Lightning Talk Beginner MIT License

Resilient LLM - Why your LLM calls fail in production and how to make them resilient

Approved

Session Description

This talk introduces a personal Open Source project that has been receiving a good reviews and shares the technical learning with the community.

When I deployed my AI agents to production, they started facing failures, some predictable (e.g. hitting LLM provider's rate limits), some unpredictable (Anthropic's overload error, network issues, CPU/memory spikes leading to server crash, etc.). Some of these issues were easy to deal with e.g. a simple exponential backoff and retry strategy. But it was not good enough to put it out there on production. I could have put a rate limit gateway in front of my app server but that wouldn't have enough user/app context/control to recover from these failures and leave the gap for unpredictable errors. Also it would have been an extra chore and expense to manage that gateway. So for the multiple agentic apps that I was creating, the LLM calls had to be more resilient, and the solution to deal with most of these failures had to be in the app itself.

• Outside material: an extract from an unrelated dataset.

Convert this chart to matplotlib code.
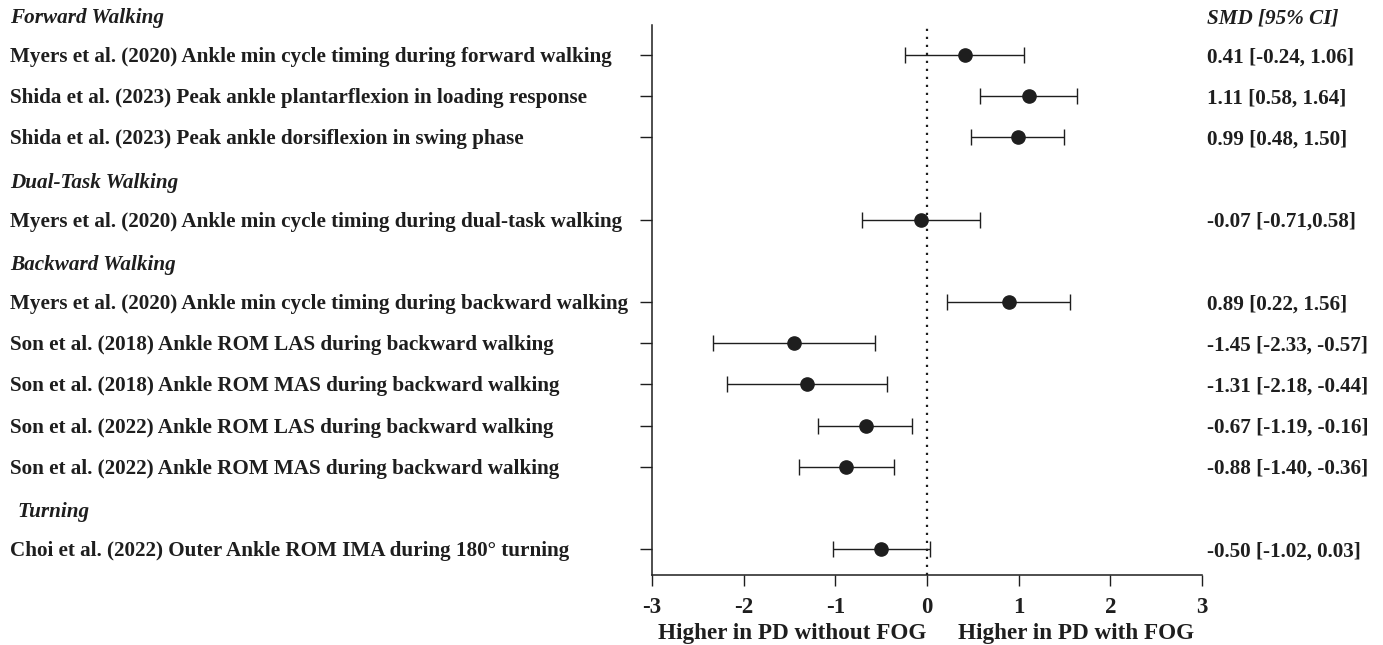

Existing libraries such as Vercel AI added even more unpredictability e.g. AI_UnsupportedModelVersionError. So I found myself writing duplicate code to make my LLM apps more resilient. This motivated me to write this Open Source library: ResilientLLM - a resilient, unified LLM interface featuring circuit breaker, token bucket rate limiting, caching, and adaptive retry with dynamic backoff support.

In simpler words, it is a class that unifies API calls to any LLM via a common interface, the usage looks as following - unifiedAndResilientLLM.chat(conversationHistory, llmAndResilienceOptions). It frees up my time from worrying about the critical failures that LLM apps and AI agents face in production.

This minimalist Open Source library aims to solve the same challenges for you by providing a resilient layer that intelligently manages failures and rate limits, enabling you (developers) to integrate LLMs confidently and effortlessly at scale.

Key Takeaways

Understand common culprits why LLM apps fail on production e.g. unstable network, rate limits, unpredictable overload, etc.
Your first steps towards resilience - circuit breakers, token bucket rate limiting, graceful timeout and failures, adaptive retries
Practical and effective implementation of resilience patterns without moving focus away from the AI agent development

References

https://github.com/gitcommitshow/resilient-llm

Session Categories

Introducing a FOSS project or a new version of a popular project

Talk License: MIT License

Speakers

Pradeep Sharma Developer Relations Specialist

Pradeep has been a Computer Science Researcher at L3S Research Center (Germany), Software Engineer at startups, Tech Founder of 2x startups, author of a book for developers and #OpenSourceDiscovery newsletter.

Throughout his decade-long career, Pradeep developed dozens of apps in diverse domains such as dev productivity, privacy, neural search, auth, etc. Pradeep built Developer Diary, a cross-platform productivity tool for developers. His long-term commitment on this project and diverse experiences provided him with deep insights into the evolution of engineering, security, and AI/ML systems.

Pradeep also shares a passion for tinkering with electronics projects developed during his graduation from IIT Roorkee.

Reviews

Reviews are hidden by the event organisers.